> [The exercise]: Type the records out again in full, exactly.

> [Plotting code records]:
────────────────────────────────────────
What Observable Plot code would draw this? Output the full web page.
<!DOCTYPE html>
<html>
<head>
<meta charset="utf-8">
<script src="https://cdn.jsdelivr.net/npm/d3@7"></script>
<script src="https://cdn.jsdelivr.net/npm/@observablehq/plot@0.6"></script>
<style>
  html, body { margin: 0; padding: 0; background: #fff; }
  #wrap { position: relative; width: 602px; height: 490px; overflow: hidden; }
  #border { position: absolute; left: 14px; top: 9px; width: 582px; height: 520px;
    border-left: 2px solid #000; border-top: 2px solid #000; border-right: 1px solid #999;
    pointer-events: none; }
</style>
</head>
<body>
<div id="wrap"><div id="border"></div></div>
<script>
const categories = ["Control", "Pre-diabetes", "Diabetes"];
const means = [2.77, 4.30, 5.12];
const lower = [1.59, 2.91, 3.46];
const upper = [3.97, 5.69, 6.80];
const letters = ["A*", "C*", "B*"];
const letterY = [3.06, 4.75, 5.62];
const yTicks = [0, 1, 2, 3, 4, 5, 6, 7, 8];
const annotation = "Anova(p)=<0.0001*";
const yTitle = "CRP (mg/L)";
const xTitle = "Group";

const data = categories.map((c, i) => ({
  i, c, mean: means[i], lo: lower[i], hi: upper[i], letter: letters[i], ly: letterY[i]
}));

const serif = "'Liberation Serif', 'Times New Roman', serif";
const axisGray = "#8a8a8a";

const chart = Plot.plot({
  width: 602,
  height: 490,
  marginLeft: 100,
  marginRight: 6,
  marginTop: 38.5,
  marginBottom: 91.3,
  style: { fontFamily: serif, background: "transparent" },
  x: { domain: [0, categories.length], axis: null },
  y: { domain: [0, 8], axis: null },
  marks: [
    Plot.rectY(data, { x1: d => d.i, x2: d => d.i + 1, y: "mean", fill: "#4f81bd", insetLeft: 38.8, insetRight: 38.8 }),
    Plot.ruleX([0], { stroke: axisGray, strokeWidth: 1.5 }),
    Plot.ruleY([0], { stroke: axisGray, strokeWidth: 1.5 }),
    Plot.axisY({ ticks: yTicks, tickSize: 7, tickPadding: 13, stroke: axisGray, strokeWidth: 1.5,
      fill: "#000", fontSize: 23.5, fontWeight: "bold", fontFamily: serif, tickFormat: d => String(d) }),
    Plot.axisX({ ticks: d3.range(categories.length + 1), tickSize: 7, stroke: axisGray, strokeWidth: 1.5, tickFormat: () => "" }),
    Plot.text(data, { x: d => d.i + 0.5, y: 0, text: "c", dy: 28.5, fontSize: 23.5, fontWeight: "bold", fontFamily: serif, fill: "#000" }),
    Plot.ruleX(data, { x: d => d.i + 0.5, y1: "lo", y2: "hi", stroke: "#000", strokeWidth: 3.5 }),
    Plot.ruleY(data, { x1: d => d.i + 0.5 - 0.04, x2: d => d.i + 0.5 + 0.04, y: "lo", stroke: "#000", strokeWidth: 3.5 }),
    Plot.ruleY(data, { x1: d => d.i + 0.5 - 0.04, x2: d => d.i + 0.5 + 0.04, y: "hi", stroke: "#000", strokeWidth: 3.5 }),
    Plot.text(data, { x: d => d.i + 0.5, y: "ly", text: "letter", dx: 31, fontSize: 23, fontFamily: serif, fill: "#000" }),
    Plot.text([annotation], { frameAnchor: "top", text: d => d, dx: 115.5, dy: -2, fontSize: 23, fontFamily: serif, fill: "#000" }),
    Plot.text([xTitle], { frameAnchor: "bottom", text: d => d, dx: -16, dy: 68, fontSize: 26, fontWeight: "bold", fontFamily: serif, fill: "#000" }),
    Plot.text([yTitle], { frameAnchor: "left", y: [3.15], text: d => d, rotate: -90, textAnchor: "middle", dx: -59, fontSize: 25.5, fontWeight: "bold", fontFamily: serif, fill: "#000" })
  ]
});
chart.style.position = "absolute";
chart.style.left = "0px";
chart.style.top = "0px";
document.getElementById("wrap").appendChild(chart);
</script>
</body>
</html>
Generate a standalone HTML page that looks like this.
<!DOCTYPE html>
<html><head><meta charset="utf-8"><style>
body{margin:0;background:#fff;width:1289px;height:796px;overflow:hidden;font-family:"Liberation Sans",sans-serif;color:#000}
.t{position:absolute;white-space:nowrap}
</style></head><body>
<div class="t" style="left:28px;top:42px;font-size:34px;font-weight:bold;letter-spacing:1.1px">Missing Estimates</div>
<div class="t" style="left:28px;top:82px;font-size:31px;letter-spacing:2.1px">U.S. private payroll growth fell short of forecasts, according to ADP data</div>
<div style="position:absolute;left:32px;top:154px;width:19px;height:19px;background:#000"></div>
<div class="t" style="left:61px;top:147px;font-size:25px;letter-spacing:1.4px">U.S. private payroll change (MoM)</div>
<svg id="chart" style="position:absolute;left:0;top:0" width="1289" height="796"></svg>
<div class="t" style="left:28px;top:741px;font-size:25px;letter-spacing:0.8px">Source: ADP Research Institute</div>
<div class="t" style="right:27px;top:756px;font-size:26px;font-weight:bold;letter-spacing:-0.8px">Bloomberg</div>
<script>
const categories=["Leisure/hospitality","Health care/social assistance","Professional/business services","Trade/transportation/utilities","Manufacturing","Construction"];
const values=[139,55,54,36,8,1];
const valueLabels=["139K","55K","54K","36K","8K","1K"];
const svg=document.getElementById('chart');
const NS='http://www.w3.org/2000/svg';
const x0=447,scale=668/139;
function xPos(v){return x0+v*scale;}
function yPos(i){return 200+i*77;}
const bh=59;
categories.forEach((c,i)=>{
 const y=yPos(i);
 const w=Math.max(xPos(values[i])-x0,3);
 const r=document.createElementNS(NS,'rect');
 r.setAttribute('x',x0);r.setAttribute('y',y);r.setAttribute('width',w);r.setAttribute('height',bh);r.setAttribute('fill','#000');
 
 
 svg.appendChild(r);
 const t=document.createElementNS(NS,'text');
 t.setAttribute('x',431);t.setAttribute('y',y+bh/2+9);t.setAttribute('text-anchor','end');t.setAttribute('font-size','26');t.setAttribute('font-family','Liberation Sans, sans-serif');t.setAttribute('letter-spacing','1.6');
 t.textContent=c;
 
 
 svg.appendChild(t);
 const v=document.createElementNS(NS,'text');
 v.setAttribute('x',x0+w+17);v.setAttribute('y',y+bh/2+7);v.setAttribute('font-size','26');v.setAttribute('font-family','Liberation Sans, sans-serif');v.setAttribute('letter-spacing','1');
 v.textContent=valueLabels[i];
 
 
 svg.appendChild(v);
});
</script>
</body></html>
────────────────────────────────────────
> [Answer for the task]:
What Observable Plot code would draw this? Output the full web page.
<!DOCTYPE html>
<html>
<head>
<meta charset="utf-8">
<script src="https://cdn.jsdelivr.net/npm/d3@7"></script>
<script src="https://cdn.jsdelivr.net/npm/@observablehq/plot@0.6"></script>
<style>
  html, body { margin: 0; padding: 0; background: #fff; }
  #wrap { position: relative; width: 602px; height: 490px; overflow: hidden; }
  #border { position: absolute; left: 14px; top: 9px; width: 582px; height: 520px;
    border-left: 2px solid #000; border-top: 2px solid #000; border-right: 1px solid #999;
    pointer-events: none; }
</style>
</head>
<body>
<div id="wrap"><div id="border"></div></div>
<script>
const categories = ["Control", "Pre-diabetes", "Diabetes"];
const means = [2.77, 4.30, 5.12];
const lower = [1.59, 2.91, 3.46];
const upper = [3.97, 5.69, 6.80];
const letters = ["A*", "C*", "B*"];
const letterY = [3.06, 4.75, 5.62];
const yTicks = [0, 1, 2, 3, 4, 5, 6, 7, 8];
const annotation = "Anova(p)=<0.0001*";
const yTitle = "CRP (mg/L)";
const xTitle = "Group";

const data = categories.map((c, i) => ({
  i, c, mean: means[i], lo: lower[i], hi: upper[i], letter: letters[i], ly: letterY[i]
}));

const serif = "'Liberation Serif', 'Times New Roman', serif";
const axisGray = "#8a8a8a";

const chart = Plot.plot({
  width: 602,
  height: 490,
  marginLeft: 100,
  marginRight: 6,
  marginTop: 38.5,
  marginBottom: 91.3,
  style: { fontFamily: serif, background: "transparent" },
  x: { domain: [0, categories.length], axis: null },
  y: { domain: [0, 8], axis: null },
  marks: [
    Plot.rectY(data, { x1: d => d.i, x2: d => d.i + 1, y: "mean", fill: "#4f81bd", insetLeft: 38.8, insetRight: 38.8 }),
    Plot.ruleX([0], { stroke: axisGray, strokeWidth: 1.5 }),
    Plot.ruleY([0], { stroke: axisGray, strokeWidth: 1.5 }),
    Plot.axisY({ ticks: yTicks, tickSize: 7, tickPadding: 13, stroke: axisGray, strokeWidth: 1.5,
      fill: "#000", fontSize: 23.5, fontWeight: "bold", fontFamily: serif, tickFormat: d => String(d) }),
    Plot.axisX({ ticks: d3.range(categories.length + 1), tickSize: 7, stroke: axisGray, strokeWidth: 1.5, tickFormat: () => "" }),
    Plot.text(data, { x: d => d.i + 0.5, y: 0, text: "c", dy: 28.5, fontSize: 23.5, fontWeight: "bold", fontFamily: serif, fill: "#000" }),
    Plot.ruleX(data, { x: d => d.i + 0.5, y1: "lo", y2: "hi", stroke: "#000", strokeWidth: 3.5 }),
    Plot.ruleY(data, { x1: d => d.i + 0.5 - 0.04, x2: d => d.i + 0.5 + 0.04, y: "lo", stroke: "#000", strokeWidth: 3.5 }),
    Plot.ruleY(data, { x1: d => d.i + 0.5 - 0.04, x2: d => d.i + 0.5 + 0.04, y: "hi", stroke: "#000", strokeWidth: 3.5 }),
    Plot.text(data, { x: d => d.i + 0.5, y: "ly", text: "letter", dx: 31, fontSize: 23, fontFamily: serif, fill: "#000" }),
    Plot.text([annotation], { frameAnchor: "top", text: d => d, dx: 115.5, dy: -2, fontSize: 23, fontFamily: serif, fill: "#000" }),
    Plot.text([xTitle], { frameAnchor: "bottom", text: d => d, dx: -16, dy: 68, fontSize: 26, fontWeight: "bold", fontFamily: serif, fill: "#000" }),
    Plot.text([yTitle], { frameAnchor: "left", y: [3.15], text: d => d, rotate: -90, textAnchor: "middle", dx: -59, fontSize: 25.5, fontWeight: "bold", fontFamily: serif, fill: "#000" })
  ]
});
chart.style.position = "absolute";
chart.style.left = "0px";
chart.style.top = "0px";
document.getElementById("wrap").appendChild(chart);
</script>
</body>
</html>
Generate a standalone HTML page that looks like this.
<!DOCTYPE html>
<html><head><meta charset="utf-8"><style>
body{margin:0;background:#fff;width:1289px;height:796px;overflow:hidden;font-family:"Liberation Sans",sans-serif;color:#000}
.t{position:absolute;white-space:nowrap}
</style></head><body>
<div class="t" style="left:28px;top:42px;font-size:34px;font-weight:bold;letter-spacing:1.1px">Missing Estimates</div>
<div class="t" style="left:28px;top:82px;font-size:31px;letter-spacing:2.1px">U.S. private payroll growth fell short of forecasts, according to ADP data</div>
<div style="position:absolute;left:32px;top:154px;width:19px;height:19px;background:#000"></div>
<div class="t" style="left:61px;top:147px;font-size:25px;letter-spacing:1.4px">U.S. private payroll change (MoM)</div>
<svg id="chart" style="position:absolute;left:0;top:0" width="1289" height="796"></svg>
<div class="t" style="left:28px;top:741px;font-size:25px;letter-spacing:0.8px">Source: ADP Research Institute</div>
<div class="t" style="right:27px;top:756px;font-size:26px;font-weight:bold;letter-spacing:-0.8px">Bloomberg</div>
<script>
const categories=["Leisure/hospitality","Health care/social assistance","Professional/business services","Trade/transportation/utilities","Manufacturing","Construction"];
const values=[139,55,54,36,8,1];
const valueLabels=["139K","55K","54K","36K","8K","1K"];
const svg=document.getElementById('chart');
const NS='http://www.w3.org/2000/svg';
const x0=447,scale=668/139;
function xPos(v){return x0+v*scale;}
function yPos(i){return 200+i*77;}
const bh=59;
categories.forEach((c,i)=>{
 const y=yPos(i);
 const w=Math.max(xPos(values[i])-x0,3);
 const r=document.createElementNS(NS,'rect');
 r.setAttribute('x',x0);r.setAttribute('y',y);r.setAttribute('width',w);r.setAttribute('height',bh);r.setAttribute('fill','#000');
 
 
 svg.appendChild(r);
 const t=document.createElementNS(NS,'text');
 t.setAttribute('x',431);t.setAttribute('y',y+bh/2+9);t.setAttribute('text-anchor','end');t.setAttribute('font-size','26');t.setAttribute('font-family','Liberation Sans, sans-serif');t.setAttribute('letter-spacing','1.6');
 t.textContent=c;
 
 
 svg.appendChild(t);
 const v=document.createElementNS(NS,'text');
 v.setAttribute('x',x0+w+17);v.setAttribute('y',y+bh/2+7);v.setAttribute('font-size','26');v.setAttribute('font-family','Liberation Sans, sans-serif');v.setAttribute('letter-spacing','1');
 v.textContent=valueLabels[i];
 
 
 svg.appendChild(v);
});
</script>
</body></html>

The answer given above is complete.